Here's my version:
;;--------------------- aboveline ---------------------------------------
;; Purpose: given 2D points p1,p2,p3
;; determines if p3 lies above or below the line defined
;; by p1,p2
;; Needs: two points p1,p2 to determine the line
;; point p3 to test
;; fuzz to determine required proximity to line
;; Returns: 1 if p3 is above the line
;; 0 if on the line
;; -1 if below the line
;; nil if the line is vertical or p1,p2 are coincident
;;----------------------------------------------------------------
(defun aboveline (p1 p2 p3 fuzz / m ret y3 yprime)

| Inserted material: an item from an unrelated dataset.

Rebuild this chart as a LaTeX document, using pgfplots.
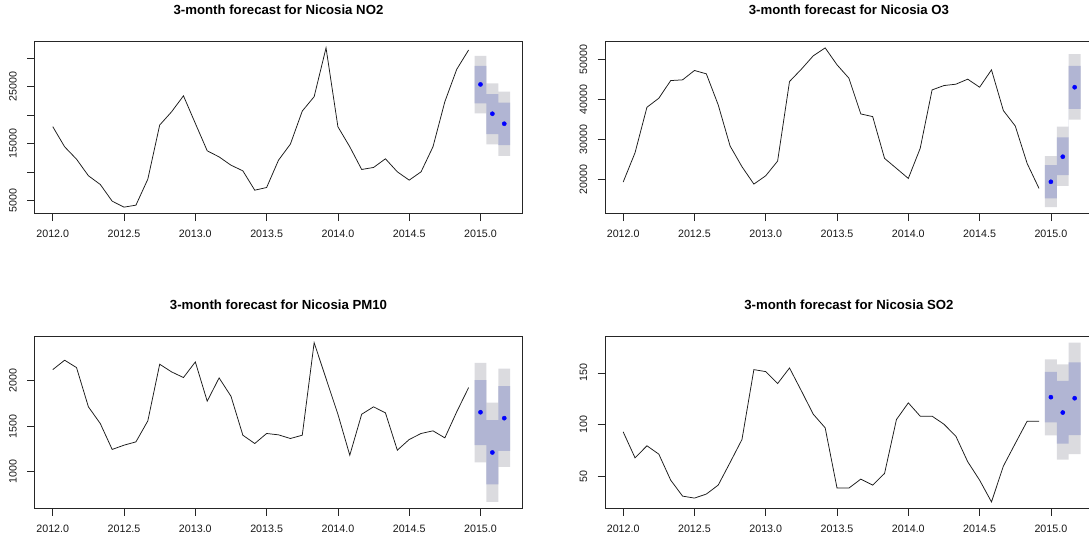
\documentclass[border=0pt]{standalone}
\usepackage{fontspec}
\setmainfont{Liberation Sans}
\usepackage{pgfplots}
\usepackage{pgfplotstable}
\pgfplotsset{compat=1.18}
\definecolor{cNF}{HTML}{DBDBDF}
\definecolor{cEI}{HTML}{B1B5D3}

\pgfplotstableread{
t v
2012.0000 18000
2012.0833 14470
2012.1667 12300
2012.2500 9400
2012.3333 7870
2012.4167 4950
2012.5000 3900
2012.5833 4250
2012.6667 8800
2012.7500 18280
2012.8333 20600
2012.9167 23400
2013.0000 18570
2013.0833 13770
2013.1667 12700
2013.2500 11250
2013.3333 10260
2013.4167 6870
2013.5000 7340
2013.5833 12130
2013.6667 14940
2013.7500 20730
2013.8333 23250
2013.9167 31800
2014.0000 17980
2014.0833 14470
2014.1667 10500
2014.2500 10850
2014.3333 12370
2014.4167 10090
2014.5000 8630
2014.5833 10090
2014.6667 14470
2014.7500 22370
2014.8333 28040
2014.9167 31430
}\dataNO

\pgfplotstableread{
t v
2012.0000 19330
2012.0833 26700
2012.1667 38100
2012.2500 40370
2012.3333 44800
2012.4167 44980
2012.5000 47330
2012.5833 46490
2012.6667 38690
2012.7500 28380
2012.8333 23190
2012.9167 18830
2013.0000 20920
2013.0833 24610
2013.1667 44560
2013.2500 47660
2013.3333 51010
2013.4167 53000
2013.5000 48750
2013.5833 45400
2013.6667 36430
2013.7500 35760
2013.8333 25280
2013.9167 22770
2014.0000 20250
2014.0833 27800
2014.1667 42460
2014.2500 43550
2014.3333 43890
2014.4167 45150
2014.5000 43130
2014.5833 47490
2014.6667 37270
2014.7500 33410
2014.8333 24020
2014.9167 17740
}\dataO

\pgfplotstableread{
t v
2012.0000 2120
2012.0833 2223
2012.1667 2142
2012.2500 1712
2012.3333 1529
2012.4167 1245
2012.5000 1292
2012.5833 1328
2012.6667 1558
2012.7500 2179
2012.8333 2095
2012.9167 2033
2013.0000 2204
2013.0833 1774
2013.1667 2029
2013.2500 1828
2013.3333 1401
2013.4167 1310
2013.5000 1420
2013.5833 1405
2013.6667 1365
2013.7500 1401
2013.8333 2415
2013.9167 2022
2014.0000 1631
2014.0833 1182
2014.1667 1631
2014.2500 1712
2014.3333 1646
2014.4167 1237
2014.5000 1354
2014.5833 1420
2014.6667 1449
2014.7500 1372
2014.8333 1657
2014.9167 1923
}\dataPM

\pgfplotstableread{
t v
2012.0000 92.9
2012.0833 67.7
2012.1667 79.4
2012.2500 71.3
2012.3333 46.1
2012.4167 30.6
2012.5000 28.7
2012.5833 32.6
2012.6667 41.3
2012.7500 63.2
2012.8333 85.5
2012.9167 153.2
2013.0000 151.3
2013.0833 139.7
2013.1667 154.8
2013.2500 132.6
2013.3333 110.0
2013.4167 96.8
2013.5000 38.4
2013.5833 38.4
2013.6667 47.1
2013.7500 41.3
2013.8333 52.6
2013.9167 104.8
2014.0000 121.0
2014.0833 108.1
2014.1667 108.1
2014.2500 100.3
2014.3333 88.7
2014.4167 63.9
2014.5000 46.1
2014.5833 25.0
2014.6667 59.7
2014.7500 81.6
2014.8333 103.2
2014.9167 103.2
}\dataSO

\pgfplotsset{
  fc/.style={
    scale only axis, width=487.6pt, height=172pt,
    anchor=south west,
    xmin=2011.8733, xmax=2015.2933,
    xtick={2012,2012.5,2013,2013.5,2014,2014.5,2015},
    xticklabels={2012.0,2012.5,2013.0,2013.5,2014.0,2014.5,2015.0},
    scaled x ticks=false, scaled y ticks=false,
    xtick pos=bottom, ytick pos=left,
    tick align=outside,
    major tick length=7.5pt,
    every tick/.style={black!85, line width=0.8pt},
    axis line style={black!85, line width=0.8pt},
    tick label style={font=\fontsize{10.7}{12}\selectfont, inner sep=0pt, text=black!90},
    xticklabel style={anchor=north},
    yticklabel style={rotate=90, anchor=base},
    xticklabel shift=9.2pt,
    yticklabel shift=10.5pt,
    title style={font=\bfseries\fontsize{13.2}{15}\selectfont, anchor=base, at={(0.5,1)}, yshift=21pt, inner sep=0pt},
  },
  ser/.style={black!90, line width=0.75pt, no marks},
  fpt/.style={only marks, mark=*, mark size=2.1pt, blue, mark options={draw=blue, fill=blue}},
}

\begin{document}
\begin{tikzpicture}
% ---------- NO2 ----------
\begin{axis}[fc, at={(34.7pt,328.5pt)},
  title={3-month forecast for Nicosia NO2},
  ymin=2788, ymax=32914,
  ytick={5000,10000,15000,20000,25000,30000},
  yticklabels={5000,,15000,,25000,}]
\addplot[fill=cNF, draw=none] coordinates {(2014.9583,30380) (2015.0417,30380) (2015.0417,25590) (2015.125,25590) (2015.125,24120) (2015.2083,24120) (2015.2083,12900) (2015.125,12900) (2015.125,14880) (2015.0417,14880) (2015.0417,20320) (2014.9583,20320)} --cycle;
\addplot[fill=cEI, draw=none] coordinates {(2014.9583,28630) (2015.0417,28630) (2015.0417,23710) (2015.125,23710) (2015.125,22190) (2015.2083,22190) (2015.2083,14770) (2015.125,14770) (2015.125,16700) (2015.0417,16700) (2015.0417,22080) (2014.9583,22080)} --cycle;
\addplot[ser] table[x=t,y=v] {\dataNO};
\addplot[fpt] coordinates {(2015,25400) (2015.0833,20260) (2015.1667,18510)};
\end{axis}
% ---------- O3 ----------
\begin{axis}[fc, at={(605.1pt,328.5pt)},
  title={3-month forecast for Nicosia O3},
  ymin=11451, ymax=54601,
  ytick={20000,30000,40000,50000},
  yticklabels={20000,30000,40000,50000}]
\addplot[fill=cNF, draw=none] coordinates {(2014.9583,25870) (2015.0417,25870) (2015.0417,33240) (2015.125,33240) (2015.125,51430) (2015.2083,51430) (2015.2083,35000) (2015.125,35000) (2015.125,18410) (2015.0417,18410) (2015.0417,13050) (2014.9583,13050)} --cycle;
\addplot[fill=cEI, draw=none] coordinates {(2014.9583,23600) (2015.0417,23600) (2015.0417,30560) (2015.125,30560) (2015.125,48500) (2015.2083,48500) (2015.2083,37690) (2015.125,37690) (2015.125,21090) (2015.0417,21090) (2015.0417,15220) (2014.9583,15220)} --cycle;
\addplot[ser] table[x=t,y=v] {\dataO};
\addplot[fpt] coordinates {(2015,19410) (2015.0833,25700) (2015.1667,43130)};
\end{axis}
% ---------- PM10 ----------
\begin{axis}[fc, at={(34.7pt,33.7pt)},
  title={3-month forecast for Nicosia PM10},
  ymin=600, ymax=2485,
  ytick={1000,1500,2000},
  yticklabels={1000,1500,2000}]
\addplot[fill=cNF, draw=none] coordinates {(2014.9583,2193) (2015.0417,2193) (2015.0417,1759) (2015.125,1759) (2015.125,2131) (2015.2083,2131) (2015.2083,1055) (2015.125,1055) (2015.125,670) (2015.0417,670) (2015.0417,1102) (2014.9583,1102)} --cycle;
\addplot[fill=cEI, draw=none] coordinates {(2014.9583,2004) (2015.0417,2004) (2015.0417,1566) (2015.125,1566) (2015.125,1938) (2015.2083,1938) (2015.2083,1230) (2015.125,1230) (2015.125,861) (2015.0417,861) (2015.0417,1292) (2014.9583,1292)} --cycle;
\addplot[ser] table[x=t,y=v] {\dataPM};
\addplot[fpt] coordinates {(2015,1653) (2015.0833,1212) (2015.1667,1588)};
\end{axis}
% ---------- SO2 ----------
\begin{axis}[fc, at={(605.1pt,33.7pt)},
  title={3-month forecast for Nicosia SO2},
  ymin=18.8, ymax=185.5,
  ytick={50,100,150},
  yticklabels={50,100,150}]
\addplot[fill=cNF, draw=none] coordinates {(2014.9583,163.2) (2015.0417,163.2) (2015.0417,158.4) (2015.125,158.4) (2015.125,179.3) (2015.2083,179.3) (2015.2083,71.3) (2015.125,71.3) (2015.125,66.1) (2015.0417,66.1) (2015.0417,89.4) (2014.9583,89.4)} --cycle;
\addplot[fill=cEI, draw=none] coordinates {(2014.9583,151) (2015.0417,151) (2015.0417,142.3) (2015.125,142.3) (2015.125,160.3) (2015.2083,160.3) (2015.2083,89.7) (2015.125,89.7) (2015.125,81.6) (2015.0417,81.6) (2015.0417,102) (2014.9583,102)} --cycle;
\addplot[ser] table[x=t,y=v] {\dataSO};
\addplot[fpt] coordinates {(2015,126.5) (2015.0833,111.6) (2015.1667,125.5)};
\end{axis}
\pgfresetboundingbox
\path[use as bounding box] (0,0) rectangle (1089pt,542pt);
\end{tikzpicture}
\end{document}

(if (= (car p1) (car p2)) (setq ret nil)
(progn
(setq m (/ (- (cadr p2) (cadr p1)) (- (car p2) (car p1)))
yprime (+ (cadr p1) (* m (- (car p3) (car p1))))
y3 (cadr p3)
)
(cond ((equal y3 yprime fuzz) (setq ret 0))
((> y3 yprime) (setq ret 1))
((< y3 yprime) (setq ret -1))
);cond
);progn
);if
ret
);aboveline
;;--------------------- rightofline ---------------------------------------
;; Purpose: given 2D points p1,p2,p3
;; determines if p3 lies right or left of the line defined
;; by p1,p2
;; Needs: two points p1,p2 to determine the line
;; point p3 to test
;; fuzz to determine required proximity to line
;; Returns: 1 if p3 is right of the line
;; 0 if on the line
;; -1 if left of the line
;; nil if the line is horizontal or p1,p2 are coincident
;;----------------------------------------------------------------
(defun rightofline (p1 p2 p3 fuzz / m ret x3 xprime)
(if (= (car p1) (car p2)) (setq ret nil)
(progn
(setq m (/ (- (cadr p2) (cadr p1)) (- (car p2) (car p1)))
xprime (+ (car p1) (/ (- (cadr p3) (cadr p1)) m))
x3 (car p3)
)
(cond ((equal x3 xprime fuzz) (setq ret 0))
((> x3 xprime) (setq ret 1))
((< x3 xprime) (setq ret -1))
);cond
);progn
);if
ret
);rightofline